Expectations from Government
Following are some of the aspects of current dispute resolution that can be improved to address the dispute resolution requirements by taxpayers:
- Introducing highly litigated transactions in SHR with amicable arm’s length consideration and increasing the threshold limits for opting under SHR can significantly de-clutter the new applications for APA programme, which can be reserved for resolution of complex transactions.
- In certain instances, it might not be appropriate to set one arms’ length price for a particular transaction, since there would other aspects / factors that decide the arm’s length price, generally in the industry. In such cases formulaic approach can be used arrived at the arm’s length price, which are pegged to key parameters. This approach is currently used in SHR for determining the arm’s length price for Knowledge Process Outsourcing (KPO) services. The formulaic approach can be extended to other eligible transactions, where applicable, and align with commercial realities of the industry, thereby increase adoption of SHR programme. Through the above, SHR can aim to bridge the gap with other dispute resolution mechanisms such as APA.
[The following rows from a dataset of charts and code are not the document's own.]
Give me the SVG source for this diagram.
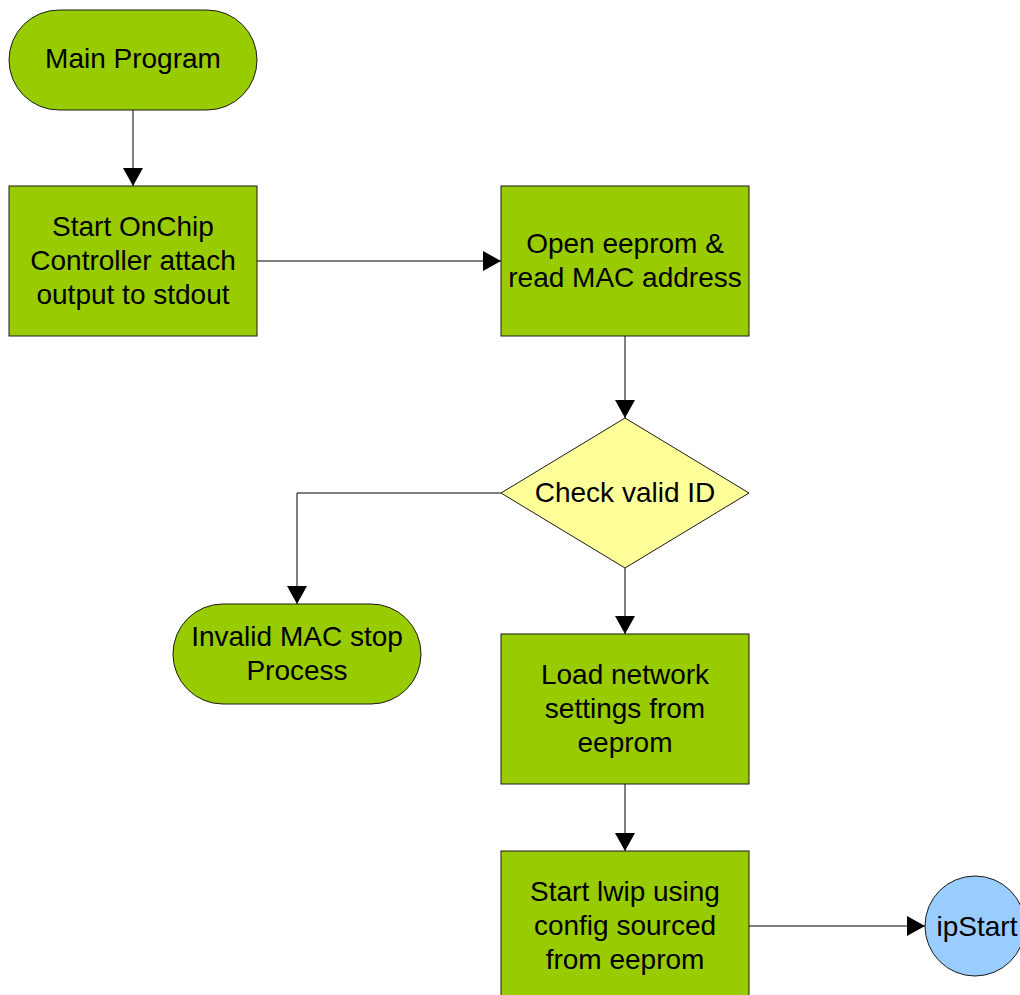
<svg xmlns="http://www.w3.org/2000/svg" width="1020" height="995" viewBox="0 0 1020 995">
<style>
.g{fill:#99cc00;stroke:#1a1a1a;stroke-width:1}
.y{fill:#ffff99;stroke:#1a1a1a;stroke-width:1}
.b{fill:#99ccff;stroke:#1a1a1a;stroke-width:1}
text{font-family:"Liberation Sans",Arial,sans-serif;font-size:28px;fill:#000;text-anchor:middle}
.c{fill:none;stroke:#000;stroke-width:1;marker-end:url(#ah)}
</style>
<defs>
<marker id="ah" markerUnits="userSpaceOnUse" markerWidth="20" markerHeight="20" refX="18" refY="10" orient="auto">
<path d="M0,0 L18,10 L0,20 Z" fill="#000"/>
</marker>
</defs>
<rect width="1020" height="995" fill="#fff"/>
<g id="connectors">
<path class="c" d="M133,110 V186"/>
<path class="c" d="M257,261 H501"/>
<path class="c" d="M625,336 V418"/>
<path class="c" d="M501,493 H297 V604"/>
<path class="c" d="M625,568 V634"/>
<path class="c" d="M625,784 V851"/>
<path class="c" d="M749,926 H925"/>
</g>
<g id="main">
<rect class="g" x="9" y="10" width="248" height="100" rx="50" ry="50"/>
<text x="133" y="68">Main Program</text>
</g>
<g id="start-onchip">
<rect class="g" x="9" y="186" width="248" height="150"/>
<text x="133" y="236">Start OnChip</text>
<text x="133" y="270">Controller attach</text>
<text x="133" y="304">output to stdout</text>
</g>
<g id="open-eeprom">
<rect class="g" x="501" y="186" width="248" height="150"/>
<text x="625" y="253">Open eeprom &amp;</text>
<text x="625" y="287">read MAC address</text>
</g>
<g id="check-id">
<path class="y" d="M625,418 L749,493 L625,568 L501,493 Z"/>
<text x="625" y="502">Check valid ID</text>
</g>
<g id="invalid">
<rect class="g" x="173" y="604" width="248" height="100" rx="50" ry="50"/>
<text x="297" y="646">Invalid MAC stop</text>
<text x="297" y="680">Process</text>
</g>
<g id="load-network">
<rect class="g" x="501" y="634" width="248" height="150"/>
<text x="625" y="684">Load network</text>
<text x="625" y="718">settings from</text>
<text x="625" y="752">eeprom</text>
</g>
<g id="start-lwip">
<rect class="g" x="501" y="851" width="248" height="150"/>
<text x="625" y="901">Start lwip using</text>
<text x="625" y="935">config sourced</text>
<text x="625" y="969">from eeprom</text>
</g>
<g id="ipstart">
<circle class="b" cx="975" cy="926" r="50"/>
<text x="977" y="936">ipStart</text>
</g>
</svg>
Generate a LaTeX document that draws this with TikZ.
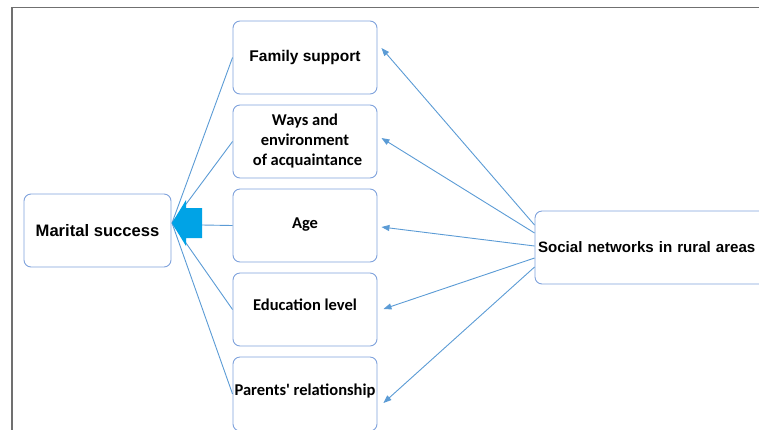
\documentclass[tikz,border=0pt]{standalone}
\usepackage{fontspec}
\newfontfamily\arialf{Liberation Sans}
\newfontfamily\calf{Carlito}
\usetikzlibrary{arrows.meta,calc}
\definecolor{boxc}{HTML}{7FA2DC}
\definecolor{linec}{HTML}{5B9BD5}
\definecolor{arrc}{HTML}{00A3E6}
\definecolor{framec}{HTML}{707070}
\begin{document}
\begin{tikzpicture}[x=1pt,y=-1pt,
  box/.style={draw=boxc,line width=0.9pt,rounded corners=7pt,minimum width=144pt,minimum height=73pt,inner sep=0pt,align=center,text=black,fill=white},
  atxt/.style={font=\arialf\bfseries\fontsize{15.5}{18}\selectfont},
  ctxt/.style={font=\calf\bfseries\fontsize{16.5}{20}\selectfont},
  conn/.style={draw=linec,line width=0.9pt},
  arr/.style={conn,-{Triangle[length=8pt,width=6pt]}}]
\useasboundingbox (0,0) rectangle (759,429);
\clip (0,0) rectangle (759,429);
\draw[framec,line width=1.3pt] (12,432) -- (12,7.5) -- (762,7.5);

\node[box,atxt,font=\arialf\bfseries\fontsize{16.6}{19}\selectfont,minimum width=147pt] (ms) at (97.5,230.5) {\raisebox{1pt}{Marital success}};
\node[box,atxt] (fam) at (305,57.5) {\raisebox{2pt}{Family support}};
\node[box,ctxt] (ways) at (305,141.5) {Ways and\\environment\\\hspace{5pt}of acquaintance};
\node[box,ctxt] (age) at (305,225.5) {\raisebox{4pt}{Age}};
\node[box,ctxt] (edu) at (305,309.5) {\raisebox{9pt}{Education level}};
\node[box,ctxt,minimum height=74pt] (par) at (305,394) {\raisebox{9pt}{Parents' relationship}};
\node[box,atxt,font=\arialf\bfseries\fontsize{15.1}{18}\selectfont,minimum width=260pt,text width=254pt,inner xsep=3pt,align=left] (soc) at (665,247.5) {\raisebox{1pt}{Social networks in rural areas}};

\coordinate (tip) at (172,223);
\coordinate (aback) at (202,225);
\draw[conn] (fam.west) -- (tip);
\draw[conn] (ways.west) -- (tip);
\draw[conn] (edu.west) -- (tip);
\draw[conn] (par.west) -- (tip);
\draw[conn] (age.west) -- (aback);
\fill[arrc] (tip) -- (186,200) -- (186,208) -- (202,208) -- (202,238) -- (186,238) -- (186,246) -- cycle;

\draw[arr] ([yshift=22.5pt]soc.west) -- ([xshift=4pt,yshift=9.5pt]fam.east);
\draw[arr] ([yshift=14.5pt]soc.west) -- ([xshift=4pt,yshift=3.5pt]ways.east);
\draw[arr] ([yshift=1.5pt]soc.west) -- ([xshift=4pt,yshift=-1.5pt]age.east);
\draw[arr] ([yshift=-10.5pt]soc.west) -- ([xshift=6pt,yshift=0.5pt]edu.east);
\draw[arr] ([yshift=-19.5pt]soc.west) -- ([xshift=6pt,yshift=-9pt]par.east);
\end{tikzpicture}
\end{document}
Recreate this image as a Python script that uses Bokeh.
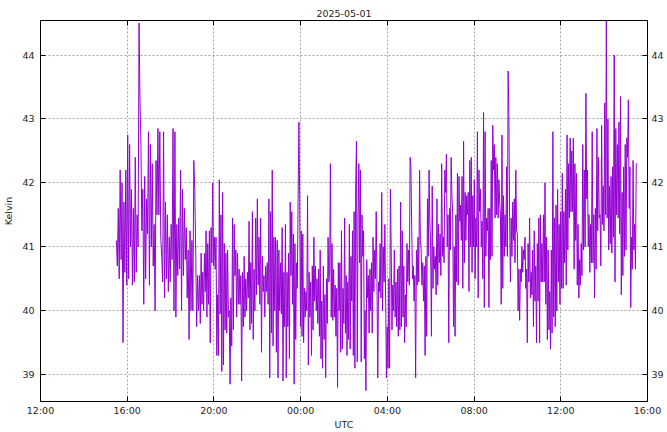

Alternatively, a new hybrid programme can be developed to resolve disputes for cases / taxpayers where the complexity is more than that of SHR and lower than that of a very complex issue that requires the extensive involvement of APA for dispute resolution. Considering the current crunch in staffing of the APA programme by the revenue, viability of introduction of such a programme may be remote.
International Compliance Assurance Programme (“ICAP”) was introduced by the OECD in 2019 on a pilot mode in 2018/2019. This is multilateral program was started to provide tax certainty for MNEs for both TP and international tax issues. The process starts with MNE Group filing the three-tier documentation and related information on the intra-group transactions. No exhaustive information is sought. MNE Group can also state the jurisdictions for which it wants to opt under the program. In the next step, risk assessment is performed on the information provided. In the last stage, outcomes are communicated to the MNE Group. There is no cost to the taxpayer and the program is time bound – 6- 12 months’ time. Though it does not provide legal certainty as compared to APA, it is a more effective dispute resolution programme. Currently 22 countries are participants of this programme including US, UK, France, Australia, Japan, Netherlands, Denmark, Singapore. If India joins this international tax programme, it will provide taxpayers with a new avenue for dispute resolution.
Conclusion
The SC ruling has a huge ramification on taxpayers and applicable taxpayers will have to evaluate and frame an appropriate strategy for their transfer pricing litigation. Taxpayers will also have to revisit their approach to dispute resolution – to now opt for a dispute resolution or change the dispute resolution mechanism currently opted.